In 2010 director James Wan showed us with his film Insidious that he was one of the few current directors that could successfully craft a film filled with tension and terror while eschewing the typical buckets of gore and profanity laden script that most horror movies come with. After viewing his new film, The Conjuring, it’s obvious that Insidious was just a warm up. The Conjuring is undoubtedly the most effective, tension filled horror film to come out of Hollywood in quite some time.
Purportedly based on true accounts, the story of The Conjuring is one we’ve all seen before. Husband and wife Roger and Carolyn Perron, played by Ron Livingston (Office Space) and Lili Taylor (Public Enemies) move themselves and their five daughters into an isolated country home, but it’s not long before strange things start to happen and they all realize that they aren’t alone in their new home, and neither are they very welcome. Roger and Carolyn enlist the services of two demonologists, Ed and Lorraine Warren, played to perfection by Patrick Wilson (Insidious) and Vera Farmiga (Up in the Air). While the plight of the Perron family is the catalyst for the film, it’s the chemistry and relationship between Ed and Lorraine that really help anchor the film with emotional resonance and intrigue as their past experiences play deeply into their characterization and it does a great job of causing the audience to genuinely care about them.
The most intriguing aspect of this film is that it really shouldn’t have worked nearly as well as it did. It’s 2013 now and all the typical haunted house cliché’s have been put to film 100 times over. The point is that the same scares don’t really carry the weight they once did and The Conjuring embodies every one of those cliché’s.

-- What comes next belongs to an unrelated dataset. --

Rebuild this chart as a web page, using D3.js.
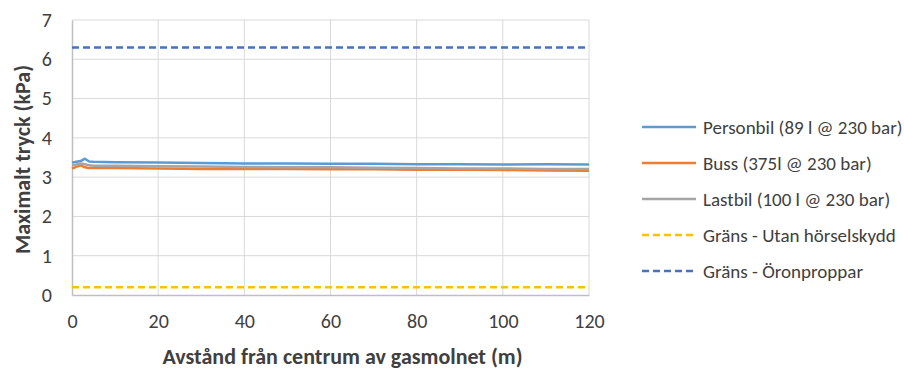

Creaky floor boards, doors opening and closing, whispers in the dark, all those things are on display here but they are crafted in such a way that they are as every bit as frightening as they were the very first time you experienced them. Every thump from upstairs, every flickering image in a mirror, every unexplainable sound somehow fills you with anxiety and dread… even though you’ve seen it all before. Even the origin and purpose of the malevolent spirit is nothing new and in lesser hands, it could be cause for a bit of eye rolling, but it works to near perfection here. This is The Conjuring’s greatest achievement: it is at the same time familiar and terrifyingly fresh.
In addition to the great acting and smart direction, The Conjuring succeeds in maintaining a sense of dread that carries through from the opening frame until the final shot. Most horror movies can be successful in creating tension over a scene or two, but The Conjuring pulls you into its world from the beginning and it never lets go. The sense of unease and general discomfort can sound like a bad thing, but it’s never the dirty feeling that sometimes accompanies watching super trashy horror films. While never silly, or self-defacing, The Conjuring does a great job of instilling an unrelenting sense of fear, but also a sense of fun so that your anxiety never trumps you enjoyment of the movie.

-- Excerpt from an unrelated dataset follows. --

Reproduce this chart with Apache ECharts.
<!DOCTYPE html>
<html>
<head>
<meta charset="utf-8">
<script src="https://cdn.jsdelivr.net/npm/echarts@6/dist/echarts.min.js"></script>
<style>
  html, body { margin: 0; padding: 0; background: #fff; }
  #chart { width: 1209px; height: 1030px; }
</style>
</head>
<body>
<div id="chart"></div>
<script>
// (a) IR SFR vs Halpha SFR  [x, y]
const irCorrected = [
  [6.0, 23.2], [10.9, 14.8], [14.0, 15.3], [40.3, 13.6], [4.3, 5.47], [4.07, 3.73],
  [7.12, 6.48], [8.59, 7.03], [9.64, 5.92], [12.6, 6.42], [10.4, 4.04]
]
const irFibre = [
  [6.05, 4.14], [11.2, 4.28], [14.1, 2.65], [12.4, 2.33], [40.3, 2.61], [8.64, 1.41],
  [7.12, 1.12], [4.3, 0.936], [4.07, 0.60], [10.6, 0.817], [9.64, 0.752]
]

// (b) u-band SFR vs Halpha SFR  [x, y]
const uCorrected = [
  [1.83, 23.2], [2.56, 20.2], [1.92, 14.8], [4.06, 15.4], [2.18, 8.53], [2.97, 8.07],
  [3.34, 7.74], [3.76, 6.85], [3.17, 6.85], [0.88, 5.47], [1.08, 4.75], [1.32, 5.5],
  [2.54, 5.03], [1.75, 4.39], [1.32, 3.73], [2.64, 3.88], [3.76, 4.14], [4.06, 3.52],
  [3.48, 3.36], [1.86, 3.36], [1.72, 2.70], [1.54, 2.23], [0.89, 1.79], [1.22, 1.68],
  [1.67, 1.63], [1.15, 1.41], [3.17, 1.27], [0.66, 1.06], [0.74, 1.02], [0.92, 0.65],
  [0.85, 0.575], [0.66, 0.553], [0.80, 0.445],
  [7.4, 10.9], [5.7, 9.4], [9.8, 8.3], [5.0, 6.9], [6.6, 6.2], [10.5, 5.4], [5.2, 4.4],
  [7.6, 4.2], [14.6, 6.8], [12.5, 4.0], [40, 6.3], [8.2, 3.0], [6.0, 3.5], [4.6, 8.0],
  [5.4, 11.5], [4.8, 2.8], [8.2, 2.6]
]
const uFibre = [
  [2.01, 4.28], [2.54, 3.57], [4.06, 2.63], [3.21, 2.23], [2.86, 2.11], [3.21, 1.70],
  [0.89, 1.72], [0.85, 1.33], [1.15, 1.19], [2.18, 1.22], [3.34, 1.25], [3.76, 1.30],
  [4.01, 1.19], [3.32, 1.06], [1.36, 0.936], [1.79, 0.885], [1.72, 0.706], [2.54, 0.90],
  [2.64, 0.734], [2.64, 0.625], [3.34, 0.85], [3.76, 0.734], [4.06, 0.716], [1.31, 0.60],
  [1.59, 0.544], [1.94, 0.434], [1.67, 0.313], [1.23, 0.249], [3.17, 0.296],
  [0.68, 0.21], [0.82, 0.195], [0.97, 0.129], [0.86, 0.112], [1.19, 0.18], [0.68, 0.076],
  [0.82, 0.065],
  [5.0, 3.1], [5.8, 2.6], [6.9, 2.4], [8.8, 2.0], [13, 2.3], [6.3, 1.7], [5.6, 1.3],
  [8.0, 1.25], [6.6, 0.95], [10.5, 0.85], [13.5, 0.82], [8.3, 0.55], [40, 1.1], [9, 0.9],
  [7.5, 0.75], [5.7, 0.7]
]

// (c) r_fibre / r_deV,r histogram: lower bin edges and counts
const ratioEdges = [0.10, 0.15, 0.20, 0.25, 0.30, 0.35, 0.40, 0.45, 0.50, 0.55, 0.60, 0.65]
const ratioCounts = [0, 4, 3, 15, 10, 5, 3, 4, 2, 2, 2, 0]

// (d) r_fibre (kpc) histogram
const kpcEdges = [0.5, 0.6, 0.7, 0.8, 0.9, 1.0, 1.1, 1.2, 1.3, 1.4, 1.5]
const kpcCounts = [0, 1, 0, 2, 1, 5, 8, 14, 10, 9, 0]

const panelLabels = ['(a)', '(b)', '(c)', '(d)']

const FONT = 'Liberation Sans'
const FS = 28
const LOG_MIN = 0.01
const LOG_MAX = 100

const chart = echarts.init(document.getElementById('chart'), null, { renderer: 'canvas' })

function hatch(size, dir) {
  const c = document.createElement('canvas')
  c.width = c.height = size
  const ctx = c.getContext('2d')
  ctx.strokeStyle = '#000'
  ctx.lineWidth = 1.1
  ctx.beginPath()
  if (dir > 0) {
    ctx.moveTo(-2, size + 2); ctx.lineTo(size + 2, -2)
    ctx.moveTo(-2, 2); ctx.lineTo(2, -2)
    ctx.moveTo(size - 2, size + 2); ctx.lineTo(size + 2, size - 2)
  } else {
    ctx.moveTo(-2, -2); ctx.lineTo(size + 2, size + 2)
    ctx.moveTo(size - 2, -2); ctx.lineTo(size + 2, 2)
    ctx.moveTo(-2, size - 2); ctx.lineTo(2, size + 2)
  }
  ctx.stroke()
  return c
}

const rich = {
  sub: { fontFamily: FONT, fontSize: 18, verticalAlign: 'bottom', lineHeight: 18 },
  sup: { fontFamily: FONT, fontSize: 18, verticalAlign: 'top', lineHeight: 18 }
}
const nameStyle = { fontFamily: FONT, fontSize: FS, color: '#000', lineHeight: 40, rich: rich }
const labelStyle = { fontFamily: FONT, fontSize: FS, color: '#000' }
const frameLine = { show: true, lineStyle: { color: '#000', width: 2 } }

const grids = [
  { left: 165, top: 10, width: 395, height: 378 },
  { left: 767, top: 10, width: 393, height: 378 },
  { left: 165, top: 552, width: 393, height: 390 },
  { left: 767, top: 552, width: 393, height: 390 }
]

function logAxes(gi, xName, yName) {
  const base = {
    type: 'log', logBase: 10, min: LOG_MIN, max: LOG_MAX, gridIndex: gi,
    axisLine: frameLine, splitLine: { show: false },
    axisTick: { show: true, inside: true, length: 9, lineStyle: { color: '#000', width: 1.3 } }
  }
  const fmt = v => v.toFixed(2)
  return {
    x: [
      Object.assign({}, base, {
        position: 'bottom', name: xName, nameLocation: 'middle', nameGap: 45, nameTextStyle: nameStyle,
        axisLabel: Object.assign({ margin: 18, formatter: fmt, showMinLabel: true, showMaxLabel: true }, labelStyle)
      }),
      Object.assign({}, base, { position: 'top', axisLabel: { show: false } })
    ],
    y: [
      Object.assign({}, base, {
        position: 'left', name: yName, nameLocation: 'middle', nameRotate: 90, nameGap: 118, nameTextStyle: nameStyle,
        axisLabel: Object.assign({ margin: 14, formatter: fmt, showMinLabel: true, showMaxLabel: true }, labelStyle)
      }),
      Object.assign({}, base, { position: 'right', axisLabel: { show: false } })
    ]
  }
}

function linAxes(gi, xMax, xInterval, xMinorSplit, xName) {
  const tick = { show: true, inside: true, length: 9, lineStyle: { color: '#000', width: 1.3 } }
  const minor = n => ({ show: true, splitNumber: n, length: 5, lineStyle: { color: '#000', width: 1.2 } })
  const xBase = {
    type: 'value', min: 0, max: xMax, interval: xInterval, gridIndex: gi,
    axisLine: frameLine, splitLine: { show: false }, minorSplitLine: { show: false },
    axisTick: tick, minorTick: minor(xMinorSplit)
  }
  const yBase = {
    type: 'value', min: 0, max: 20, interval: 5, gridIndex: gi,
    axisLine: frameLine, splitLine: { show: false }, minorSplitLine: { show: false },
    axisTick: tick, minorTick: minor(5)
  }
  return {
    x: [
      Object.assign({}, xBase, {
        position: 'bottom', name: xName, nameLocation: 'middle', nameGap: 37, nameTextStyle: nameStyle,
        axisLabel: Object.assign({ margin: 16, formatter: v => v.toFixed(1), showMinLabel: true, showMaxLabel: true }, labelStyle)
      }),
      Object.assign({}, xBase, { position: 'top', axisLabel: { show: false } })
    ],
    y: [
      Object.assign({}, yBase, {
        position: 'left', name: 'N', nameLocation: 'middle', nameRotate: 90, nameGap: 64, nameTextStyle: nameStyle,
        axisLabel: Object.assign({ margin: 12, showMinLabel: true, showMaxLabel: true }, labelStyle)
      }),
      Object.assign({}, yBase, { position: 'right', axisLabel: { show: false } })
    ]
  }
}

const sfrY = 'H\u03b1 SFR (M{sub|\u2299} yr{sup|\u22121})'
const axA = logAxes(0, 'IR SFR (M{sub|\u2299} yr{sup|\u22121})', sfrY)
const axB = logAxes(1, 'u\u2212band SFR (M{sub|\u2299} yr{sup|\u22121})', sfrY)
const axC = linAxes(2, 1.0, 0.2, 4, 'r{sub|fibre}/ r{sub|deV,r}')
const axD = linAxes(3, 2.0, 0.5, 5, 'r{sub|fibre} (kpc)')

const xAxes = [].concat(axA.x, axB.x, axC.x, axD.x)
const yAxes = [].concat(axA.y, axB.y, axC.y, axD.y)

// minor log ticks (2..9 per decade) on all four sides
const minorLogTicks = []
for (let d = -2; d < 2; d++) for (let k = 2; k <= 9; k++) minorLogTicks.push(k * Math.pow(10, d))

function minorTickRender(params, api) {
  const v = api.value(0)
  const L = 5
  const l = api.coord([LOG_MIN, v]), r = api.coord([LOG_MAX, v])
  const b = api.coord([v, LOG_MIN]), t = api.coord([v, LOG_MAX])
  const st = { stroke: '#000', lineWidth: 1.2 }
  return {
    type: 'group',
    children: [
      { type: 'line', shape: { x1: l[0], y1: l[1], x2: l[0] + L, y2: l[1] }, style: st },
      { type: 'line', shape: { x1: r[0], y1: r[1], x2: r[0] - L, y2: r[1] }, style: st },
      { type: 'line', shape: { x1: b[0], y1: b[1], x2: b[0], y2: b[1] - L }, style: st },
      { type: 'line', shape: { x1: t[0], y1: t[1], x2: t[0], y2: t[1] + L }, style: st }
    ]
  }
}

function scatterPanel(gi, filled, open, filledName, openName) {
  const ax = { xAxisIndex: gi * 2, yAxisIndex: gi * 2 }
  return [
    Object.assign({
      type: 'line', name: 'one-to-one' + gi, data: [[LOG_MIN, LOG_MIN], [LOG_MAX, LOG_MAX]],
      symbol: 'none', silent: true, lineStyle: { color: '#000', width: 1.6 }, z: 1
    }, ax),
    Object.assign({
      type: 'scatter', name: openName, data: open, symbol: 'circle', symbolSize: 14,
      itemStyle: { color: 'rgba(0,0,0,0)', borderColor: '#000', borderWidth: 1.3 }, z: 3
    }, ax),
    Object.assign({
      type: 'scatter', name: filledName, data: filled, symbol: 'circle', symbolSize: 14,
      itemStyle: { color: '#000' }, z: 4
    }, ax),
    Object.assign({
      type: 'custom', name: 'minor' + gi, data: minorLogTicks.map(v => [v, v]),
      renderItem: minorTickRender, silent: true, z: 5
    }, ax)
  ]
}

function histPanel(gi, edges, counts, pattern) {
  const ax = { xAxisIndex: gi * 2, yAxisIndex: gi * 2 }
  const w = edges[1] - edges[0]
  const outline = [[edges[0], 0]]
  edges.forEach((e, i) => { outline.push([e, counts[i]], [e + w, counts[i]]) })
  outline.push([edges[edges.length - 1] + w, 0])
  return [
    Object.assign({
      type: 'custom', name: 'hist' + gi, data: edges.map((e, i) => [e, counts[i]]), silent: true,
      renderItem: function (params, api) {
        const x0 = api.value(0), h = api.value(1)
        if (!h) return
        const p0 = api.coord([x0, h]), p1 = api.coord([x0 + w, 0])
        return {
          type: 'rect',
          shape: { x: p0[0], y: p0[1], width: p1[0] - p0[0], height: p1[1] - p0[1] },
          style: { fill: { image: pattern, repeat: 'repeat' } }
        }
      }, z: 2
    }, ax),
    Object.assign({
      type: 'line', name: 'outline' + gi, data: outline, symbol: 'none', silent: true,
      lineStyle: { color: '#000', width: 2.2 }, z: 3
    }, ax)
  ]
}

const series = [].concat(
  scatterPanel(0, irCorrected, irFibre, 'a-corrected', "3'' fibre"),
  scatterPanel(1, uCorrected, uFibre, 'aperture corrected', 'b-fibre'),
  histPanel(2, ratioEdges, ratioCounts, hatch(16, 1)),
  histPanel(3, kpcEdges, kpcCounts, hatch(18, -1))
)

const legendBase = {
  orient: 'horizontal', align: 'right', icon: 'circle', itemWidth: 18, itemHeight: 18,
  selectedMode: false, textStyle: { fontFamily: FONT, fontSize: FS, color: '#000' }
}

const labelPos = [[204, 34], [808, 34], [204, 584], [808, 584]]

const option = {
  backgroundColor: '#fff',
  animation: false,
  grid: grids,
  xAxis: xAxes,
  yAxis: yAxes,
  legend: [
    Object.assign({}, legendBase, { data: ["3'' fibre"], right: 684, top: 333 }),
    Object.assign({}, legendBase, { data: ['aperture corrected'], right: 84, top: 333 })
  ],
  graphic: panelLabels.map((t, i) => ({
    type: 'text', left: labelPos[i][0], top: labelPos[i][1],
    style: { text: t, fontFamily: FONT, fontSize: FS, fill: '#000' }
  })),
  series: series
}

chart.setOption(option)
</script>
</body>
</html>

If I had to level a complaint about the movie, it would be that the finale doesn’t quite live up to its creepy and suspenseful build up. It’s a tripping point for many scary movies. I thought that Insidious was a fantastic and terrifying horror film, but I felt that the final act went off the rails a little too much. The end of The Conjuring isn’t as big a slip up as I felt Insidious’ was, but it still doesn’t quite measure up to the hour and a half that preceded it. On the plus side, the whole of the movie is so good that even the worst parts of The Conjuring are far and away better than the best parts of most modern horror films.

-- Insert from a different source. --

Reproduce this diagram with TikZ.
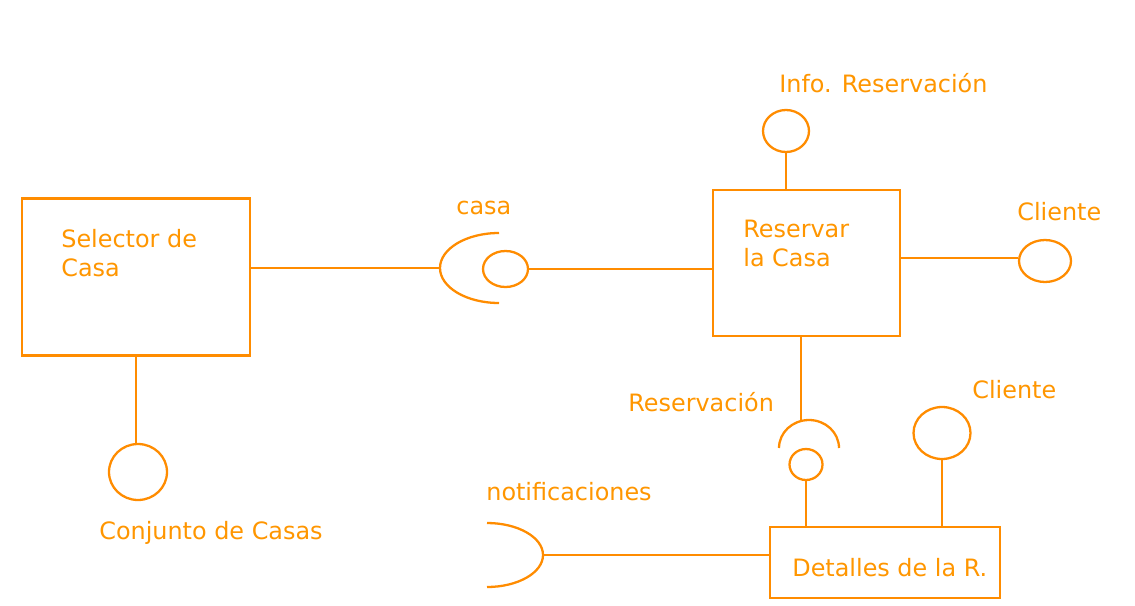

If you can’t tell by now, I think you should go see this movie if you have even a passing interest in horror movies or haunted house films. It’s a near perfect ghost story and proof that director James Wan can do more with a creaky old door than most directors can with a ton of fake blood and a bevy of naked girls. This is horror done right, with the sole interest in scaring the audience and making them like it. My only warning would be this: while this movie can certainly be enjoyed in a dark living room on a television, see it in the theater if you can. Being surrounded by 200 people who are all sharing the same visceral reactions that you are adds an awful lot to the experience. The lady sitting behind my brother and I was almost as entertaining as the movie itself.